Cape Kaliakra, situated on the north Bulgarian Black Sea coast, has long been the focus of local myths and legends. This scenic, grassy peninsula may appear calm today, but in the past it has seen temples and fortresses, bloody battles, massacres and mass suicide, as well as one of the fiercest naval battles the Black Sea has ever known.
Long before the 1791 Battle of Cape Kalikra brought an end to the Russo-Turkish War, Kaliakra was settled by a Thracian tribe known as the Tirizi sometime around the 4th century BC. This stretch of coastline would later be successively occupied by the Romans, the Byzantines, the Bulgarian Empire, the Ottoman Empire and the Kingdom of Romania.
There are many stories attached to Cape Kaliakra, some of which are remembered better than others.
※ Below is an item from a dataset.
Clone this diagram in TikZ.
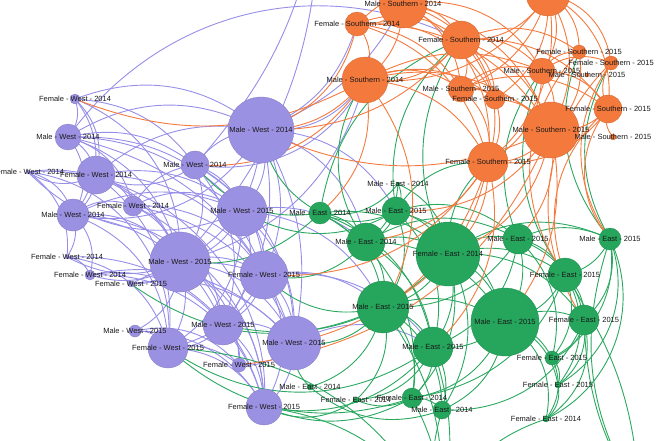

It is said that King Lysimachus – ruler of Thrace, and heir to Alexander the Great – built his capital here on the cliff. He brought back fine treasures won in campaigns against the Persians, and some say that these remain hidden in caves along the headland to this day.
Perhaps the saddest story linked to this peninsula, however, is that of 40 maidens who threw themselves from the cliff to die on the rocks 70m below. In the late 14th century Bulgaria was invaded by the Ottoman Empire and countless people were massacred. To avoid being raped by the Turkish soldiers – or sent back to serve in the Sultan’s harem at Constantinople – the girls tied their hair together and jumped from the tip of Cape Kaliakra.